For the copy, please give all of the data again exactly and leave the pictures out.

───

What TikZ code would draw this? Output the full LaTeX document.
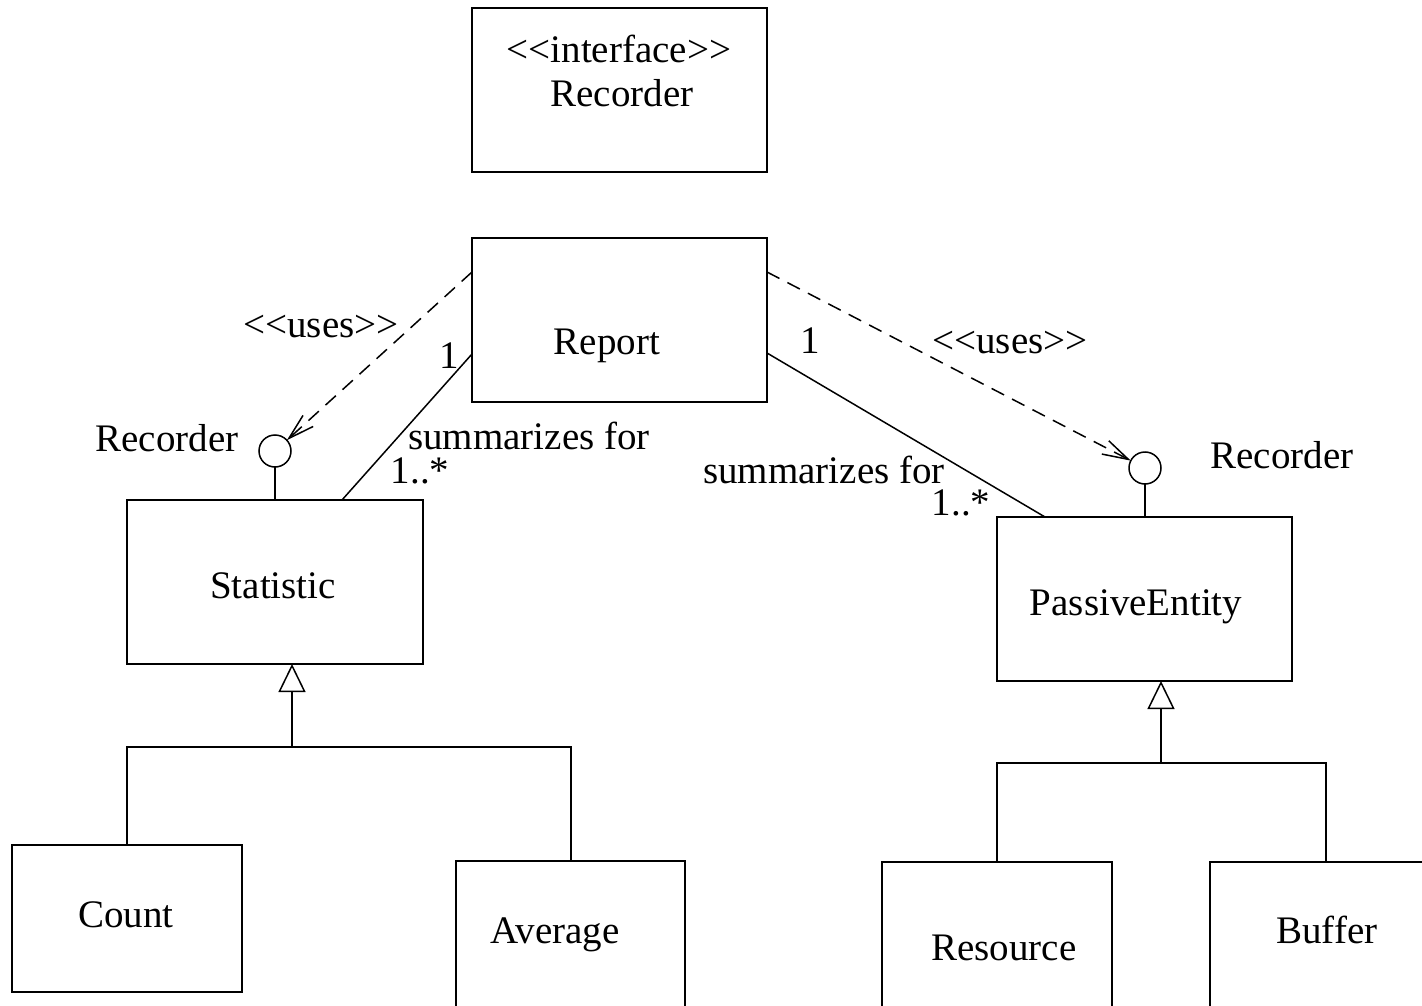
\documentclass[tikz,border=0pt]{standalone}
\usepackage{fontspec}
\setmainfont{Liberation Serif}
\usetikzlibrary{arrows.meta,calc}

\begin{document}
\begin{tikzpicture}[x=1pt,y=-1pt,
  every node/.style={inner sep=0pt, outer sep=0pt},
  box/.style={draw, line width=1.6pt, fill=none},
  lbl/.style={anchor=base, font=\fontsize{39}{46}\selectfont},
  conn/.style={line width=1.5pt},
  uses/.style={conn, dash pattern=on 14pt off 9pt,
    -{Straight Barb[length=26pt, width=15pt, line width=1.5pt]}},
  gen/.style={conn, -{Triangle[open, length=28pt, width=27pt, line width=1.5pt]}},
  lollipop/.style={draw, circle, line width=1.5pt, minimum size=32pt, fill=white}
]
\useasboundingbox (0,0) rectangle (1422,1006);
\clip (0,0) rectangle (1422,1006);
\fill[white] (0,0) rectangle (1422,1006);

% class boxes
\node[box, minimum width=295pt, minimum height=164pt] (iface)    at (619.5,90) {};
\node[box, minimum width=295pt, minimum height=164pt] (report)   at (619.5,320) {};
\node[box, minimum width=296pt, minimum height=164pt] (stat)     at (275,582) {};
\node[box, minimum width=295pt, minimum height=164pt] (passive)  at (1144.5,599) {};
\node[box, minimum width=230pt, minimum height=147pt] (count)    at (127,918.5) {};
\node[box, minimum width=229pt, minimum height=147pt] (average)  at (570.5,934.5) {};
\node[box, minimum width=230pt, minimum height=147pt] (resource) at (997,935.5) {};
\node[box, minimum width=230pt, minimum height=147pt] (buffer)   at (1325,935.5) {};

% class names
\node[lbl] (t-stereo)   at (619,63)  {<{}<interface>{}>};
\node[lbl] (t-iface)    at (622,107) {Recorder};
\node[lbl] (t-report)   at (607,354) {Report};
\node[lbl] (t-stat)     at (273,598) {Statistic};
\node[lbl] (t-passive)  at (1136,615) {PassiveEntity};
\node[lbl] (t-count)    at (126,927) {Count};
\node[lbl] (t-average)  at (555,943) {Average};
\node[lbl] (t-resource) at (1004,960) {Resource};
\node[lbl] (t-buffer)   at (1327,943) {Buffer};

% provided interfaces (lollipops)
\node[lollipop] (lstat) at (275,451) {};
\node[lollipop] (lpass) at (1145,468) {};
\draw[conn] (lstat.south) -- (lstat.south |- stat.north);
\draw[conn] (lpass.south) -- (lpass.south |- passive.north);
\node[lbl] (t-lstat) at (167,451) {Recorder};
\node[lbl] (t-lpass) at (1282,468) {Recorder};

% dependencies on the Recorder interface
\coordinate (rpl) at ($(report.north west)+(0,34)$);
\coordinate (rpr) at ($(report.north east)+(0,34)$);
\draw[uses] (rpl) -- (lstat);
\draw[uses] (rpr) -- (lpass);
\node[lbl] (t-usesl) at (321,337) {<{}<uses>{}>};
\node[lbl] (t-usesr) at (1010,353) {<{}<uses>{}>};

% associations
\coordinate (asl) at ($(report.north west)+(0,116)$);
\coordinate (asr) at ($(report.north east)+(0,115)$);
\draw[conn] (asl) -- (stat.north -| 342,0);
\draw[conn] (asr) -- (passive.north -| 1045,0);
\node[lbl] (t-onel)  at (449,368) {1};
\node[lbl] (t-suml)  at (529,449) {summarizes for};
\node[lbl] (t-manyl) at (420,483) {1..*};
\node[lbl] (t-oner)  at (810,353) {1};
\node[lbl] (t-sumr)  at (824,483) {summarizes for};
\node[lbl] (t-manyr) at (961,515) {1..*};

% generalization: Statistic
\coordinate (sj) at (292,747);
\draw[conn] (count.north -| 127,0) -- (127,747) -- (571,747) -- (average.north -| 571,0);
\draw[gen] (sj) -- (sj |- stat.south);

% generalization: PassiveEntity
\coordinate (pj) at (1161,763);
\draw[conn] (resource.north -| 997,0) -- (997,763) -- (1326,763) -- (buffer.north -| 1326,0);
\draw[gen] (pj) -- (pj |- passive.south);
\end{tikzpicture}
\end{document}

───

▸ Solution to the exercise
What TikZ code would draw this? Output the full LaTeX document.
\documentclass[tikz,border=0pt]{standalone}
\usepackage{fontspec}
\setmainfont{Liberation Serif}
\usetikzlibrary{arrows.meta,calc}

\begin{document}
\begin{tikzpicture}[x=1pt,y=-1pt,
  every node/.style={inner sep=0pt, outer sep=0pt},
  box/.style={draw, line width=1.6pt, fill=none},
  lbl/.style={anchor=base, font=\fontsize{39}{46}\selectfont},
  conn/.style={line width=1.5pt},
  uses/.style={conn, dash pattern=on 14pt off 9pt,
    -{Straight Barb[length=26pt, width=15pt, line width=1.5pt]}},
  gen/.style={conn, -{Triangle[open, length=28pt, width=27pt, line width=1.5pt]}},
  lollipop/.style={draw, circle, line width=1.5pt, minimum size=32pt, fill=white}
]
\useasboundingbox (0,0) rectangle (1422,1006);
\clip (0,0) rectangle (1422,1006);
\fill[white] (0,0) rectangle (1422,1006);

% class boxes
\node[box, minimum width=295pt, minimum height=164pt] (iface)    at (619.5,90) {};
\node[box, minimum width=295pt, minimum height=164pt] (report)   at (619.5,320) {};
\node[box, minimum width=296pt, minimum height=164pt] (stat)     at (275,582) {};
\node[box, minimum width=295pt, minimum height=164pt] (passive)  at (1144.5,599) {};
\node[box, minimum width=230pt, minimum height=147pt] (count)    at (127,918.5) {};
\node[box, minimum width=229pt, minimum height=147pt] (average)  at (570.5,934.5) {};
\node[box, minimum width=230pt, minimum height=147pt] (resource) at (997,935.5) {};
\node[box, minimum width=230pt, minimum height=147pt] (buffer)   at (1325,935.5) {};

% class names
\node[lbl] (t-stereo)   at (619,63)  {<{}<interface>{}>};
\node[lbl] (t-iface)    at (622,107) {Recorder};
\node[lbl] (t-report)   at (607,354) {Report};
\node[lbl] (t-stat)     at (273,598) {Statistic};
\node[lbl] (t-passive)  at (1136,615) {PassiveEntity};
\node[lbl] (t-count)    at (126,927) {Count};
\node[lbl] (t-average)  at (555,943) {Average};
\node[lbl] (t-resource) at (1004,960) {Resource};
\node[lbl] (t-buffer)   at (1327,943) {Buffer};

% provided interfaces (lollipops)
\node[lollipop] (lstat) at (275,451) {};
\node[lollipop] (lpass) at (1145,468) {};
\draw[conn] (lstat.south) -- (lstat.south |- stat.north);
\draw[conn] (lpass.south) -- (lpass.south |- passive.north);
\node[lbl] (t-lstat) at (167,451) {Recorder};
\node[lbl] (t-lpass) at (1282,468) {Recorder};

% dependencies on the Recorder interface
\coordinate (rpl) at ($(report.north west)+(0,34)$);
\coordinate (rpr) at ($(report.north east)+(0,34)$);
\draw[uses] (rpl) -- (lstat);
\draw[uses] (rpr) -- (lpass);
\node[lbl] (t-usesl) at (321,337) {<{}<uses>{}>};
\node[lbl] (t-usesr) at (1010,353) {<{}<uses>{}>};

% associations
\coordinate (asl) at ($(report.north west)+(0,116)$);
\coordinate (asr) at ($(report.north east)+(0,115)$);
\draw[conn] (asl) -- (stat.north -| 342,0);
\draw[conn] (asr) -- (passive.north -| 1045,0);
\node[lbl] (t-onel)  at (449,368) {1};
\node[lbl] (t-suml)  at (529,449) {summarizes for};
\node[lbl] (t-manyl) at (420,483) {1..*};
\node[lbl] (t-oner)  at (810,353) {1};
\node[lbl] (t-sumr)  at (824,483) {summarizes for};
\node[lbl] (t-manyr) at (961,515) {1..*};

% generalization: Statistic
\coordinate (sj) at (292,747);
\draw[conn] (count.north -| 127,0) -- (127,747) -- (571,747) -- (average.north -| 571,0);
\draw[gen] (sj) -- (sj |- stat.south);

% generalization: PassiveEntity
\coordinate (pj) at (1161,763);
\draw[conn] (resource.north -| 997,0) -- (997,763) -- (1326,763) -- (buffer.north -| 1326,0);
\draw[gen] (pj) -- (pj |- passive.south);
\end{tikzpicture}
\end{document}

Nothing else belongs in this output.